SOURCE RECORDS start

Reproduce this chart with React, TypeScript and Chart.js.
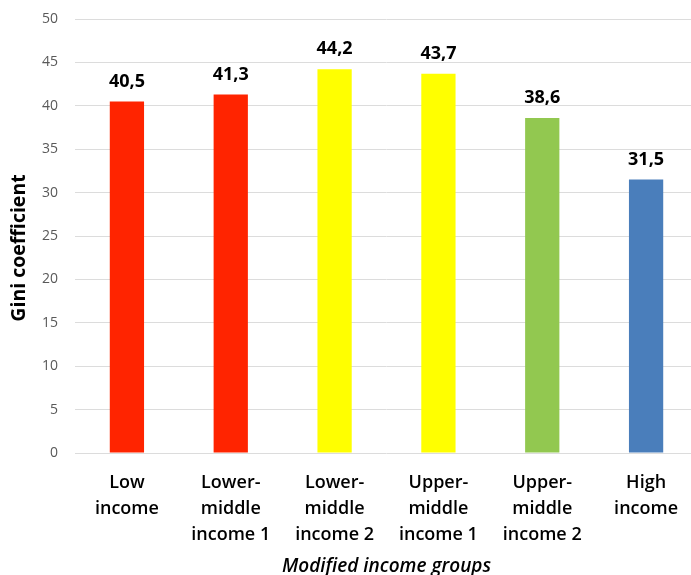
import React, { useEffect, useRef } from "react";
import { Chart, registerables } from "chart.js";

Chart.register(...registerables);

const categories: string[][] = [
  ["Low", "income"],
  ["Lower-", "middle", "income 1"],
  ["Lower-", "middle", "income 2"],
  ["Upper-", "middle", "income 1"],
  ["Upper-", "middle", "income 2"],
  ["High", "income"],
];
const giniValues: number[] = [40.5, 41.3, 44.2, 43.7, 38.6, 31.5];
const barColors: string[] = ["#FF2400", "#FF2400", "#FFFF00", "#FFFF00", "#92C850", "#4A7EBB"];
const yTicks = { min: 0, max: 50, step: 5 };
const yTitle = "Gini coefficient";
const xTitle = "Modified income groups";

const FONT = "'Open Sans', 'DejaVu Sans', sans-serif";

const valueLabels = {
  id: "valueLabels",
  afterDatasetsDraw(chart: any) {
    const ctx = chart.ctx;
    const meta = chart.getDatasetMeta(0);
    ctx.save();
    ctx.font = `bold 18px ${FONT}`;
    ctx.fillStyle = "#000000";
    ctx.textAlign = "center";
    ctx.textBaseline = "bottom";
    meta.data.forEach((el: any, i: number) => {
      const txt = giniValues[i].toFixed(1).replace(".", ",");
      ctx.fillText(txt, el.x, el.y - 11);
    });
    // y axis title
    const area = chart.chartArea;
    ctx.translate(19, (area.top + area.bottom) / 2 + 12);
    ctx.rotate(-Math.PI / 2);
    ctx.font = `bold 19.5px ${FONT}`;
    ctx.textBaseline = "middle";
    ctx.fillText(yTitle, 0, 0);
    ctx.restore();
  },
};

export default function App() {
  const ref = useRef<HTMLCanvasElement | null>(null);
  useEffect(() => {
    if (!ref.current) return;
    const chart = new Chart(ref.current, {
      type: "bar",
      data: {
        labels: categories,
        datasets: [
          {
            data: giniValues,
            backgroundColor: barColors,
            borderWidth: 0,
            barPercentage: 0.33,
            categoryPercentage: 1,
          },
        ],
      },
      options: {
        animation: false,
        responsive: false,
        maintainAspectRatio: false,
        layout: { padding: { top: 19, right: 2, left: 0, bottom: 0 } },
        plugins: { legend: { display: false }, tooltip: { enabled: false } },
        scales: {
          x: {
            grid: { display: false },
            border: { display: false },
            afterFit: (s: any) => {
              s.height = 122;
            },
            ticks: {
              color: "#000000",
              font: { family: FONT, size: 18, weight: 600, lineHeight: "26px" },
              padding: 9,
              maxRotation: 0,
              autoSkip: false,
            },
            title: {
              display: true,
              text: xTitle,
              color: "#000000",
              font: { family: FONT, size: 19, weight: 600, style: "italic" },
              padding: { top: 0, bottom: -3 },
            },
          },
          y: {
            min: yTicks.min,
            max: yTicks.max,
            afterFit: (s: any) => {
              s.width = 75;
              s.paddingTop = 0;
              s.paddingBottom = 0;
            },
            grid: { color: "#DCDCDC", lineWidth: 1, drawTicks: false },
            border: { display: false },
            ticks: {
              stepSize: yTicks.step,
              color: "#595959",
              font: { family: FONT, size: 14 },
              padding: 17,
            },
          },
        },
      },
      plugins: [valueLabels],
    });
    return () => chart.destroy();
  }, []);
  return (
    <div style={{ position: "fixed", left: 0, top: 0, width: 691, height: 575, overflow: "hidden", background: "#fff" }}>
      <canvas ref={ref} width={700} height={575} style={{ display: "block" }} />
    </div>
  );
}
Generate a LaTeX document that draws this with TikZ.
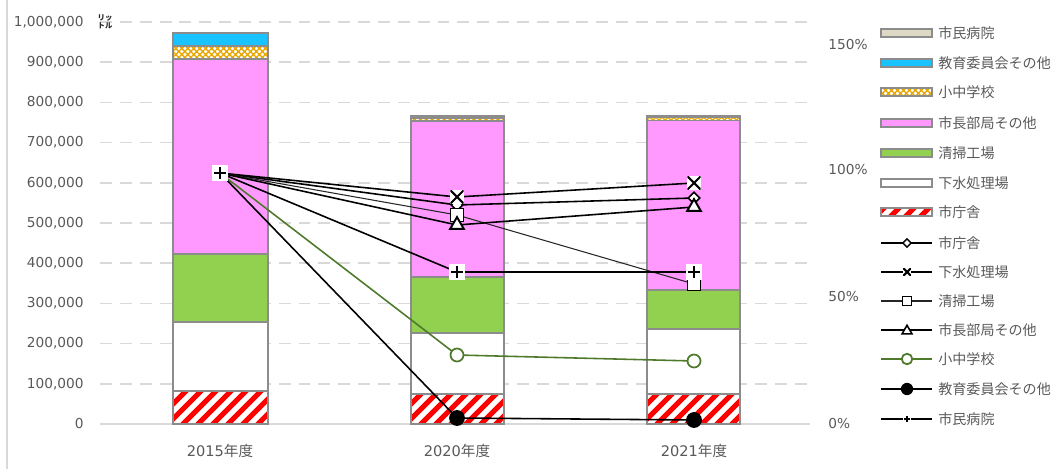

SOURCE RECORDS end

CHALLENGE
Omit pictures; set down the rest of the material word for word.

REPLY TO THE EXERCISE
Reproduce this chart with React, TypeScript and Chart.js.
import React, { useEffect, useRef } from "react";
import { Chart, registerables } from "chart.js";

Chart.register(...registerables);

const categories: string[][] = [
  ["Low", "income"],
  ["Lower-", "middle", "income 1"],
  ["Lower-", "middle", "income 2"],
  ["Upper-", "middle", "income 1"],
  ["Upper-", "middle", "income 2"],
  ["High", "income"],
];
const giniValues: number[] = [40.5, 41.3, 44.2, 43.7, 38.6, 31.5];
const barColors: string[] = ["#FF2400", "#FF2400", "#FFFF00", "#FFFF00", "#92C850", "#4A7EBB"];
const yTicks = { min: 0, max: 50, step: 5 };
const yTitle = "Gini coefficient";
const xTitle = "Modified income groups";

const FONT = "'Open Sans', 'DejaVu Sans', sans-serif";

const valueLabels = {
  id: "valueLabels",
  afterDatasetsDraw(chart: any) {
    const ctx = chart.ctx;
    const meta = chart.getDatasetMeta(0);
    ctx.save();
    ctx.font = `bold 18px ${FONT}`;
    ctx.fillStyle = "#000000";
    ctx.textAlign = "center";
    ctx.textBaseline = "bottom";
    meta.data.forEach((el: any, i: number) => {
      const txt = giniValues[i].toFixed(1).replace(".", ",");
      ctx.fillText(txt, el.x, el.y - 11);
    });
    // y axis title
    const area = chart.chartArea;
    ctx.translate(19, (area.top + area.bottom) / 2 + 12);
    ctx.rotate(-Math.PI / 2);
    ctx.font = `bold 19.5px ${FONT}`;
    ctx.textBaseline = "middle";
    ctx.fillText(yTitle, 0, 0);
    ctx.restore();
  },
};

export default function App() {
  const ref = useRef<HTMLCanvasElement | null>(null);
  useEffect(() => {
    if (!ref.current) return;
    const chart = new Chart(ref.current, {
      type: "bar",
      data: {
        labels: categories,
        datasets: [
          {
            data: giniValues,
            backgroundColor: barColors,
            borderWidth: 0,
            barPercentage: 0.33,
            categoryPercentage: 1,
          },
        ],
      },
      options: {
        animation: false,
        responsive: false,
        maintainAspectRatio: false,
        layout: { padding: { top: 19, right: 2, left: 0, bottom: 0 } },
        plugins: { legend: { display: false }, tooltip: { enabled: false } },
        scales: {
          x: {
            grid: { display: false },
            border: { display: false },
            afterFit: (s: any) => {
              s.height = 122;
            },
            ticks: {
              color: "#000000",
              font: { family: FONT, size: 18, weight: 600, lineHeight: "26px" },
              padding: 9,
              maxRotation: 0,
              autoSkip: false,
            },
            title: {
              display: true,
              text: xTitle,
              color: "#000000",
              font: { family: FONT, size: 19, weight: 600, style: "italic" },
              padding: { top: 0, bottom: -3 },
            },
          },
          y: {
            min: yTicks.min,
            max: yTicks.max,
            afterFit: (s: any) => {
              s.width = 75;
              s.paddingTop = 0;
              s.paddingBottom = 0;
            },
            grid: { color: "#DCDCDC", lineWidth: 1, drawTicks: false },
            border: { display: false },
            ticks: {
              stepSize: yTicks.step,
              color: "#595959",
              font: { family: FONT, size: 14 },
              padding: 17,
            },
          },
        },
      },
      plugins: [valueLabels],
    });
    return () => chart.destroy();
  }, []);
  return (
    <div style={{ position: "fixed", left: 0, top: 0, width: 691, height: 575, overflow: "hidden", background: "#fff" }}>
      <canvas ref={ref} width={700} height={575} style={{ display: "block" }} />
    </div>
  );
}
Generate a LaTeX document that draws this with TikZ.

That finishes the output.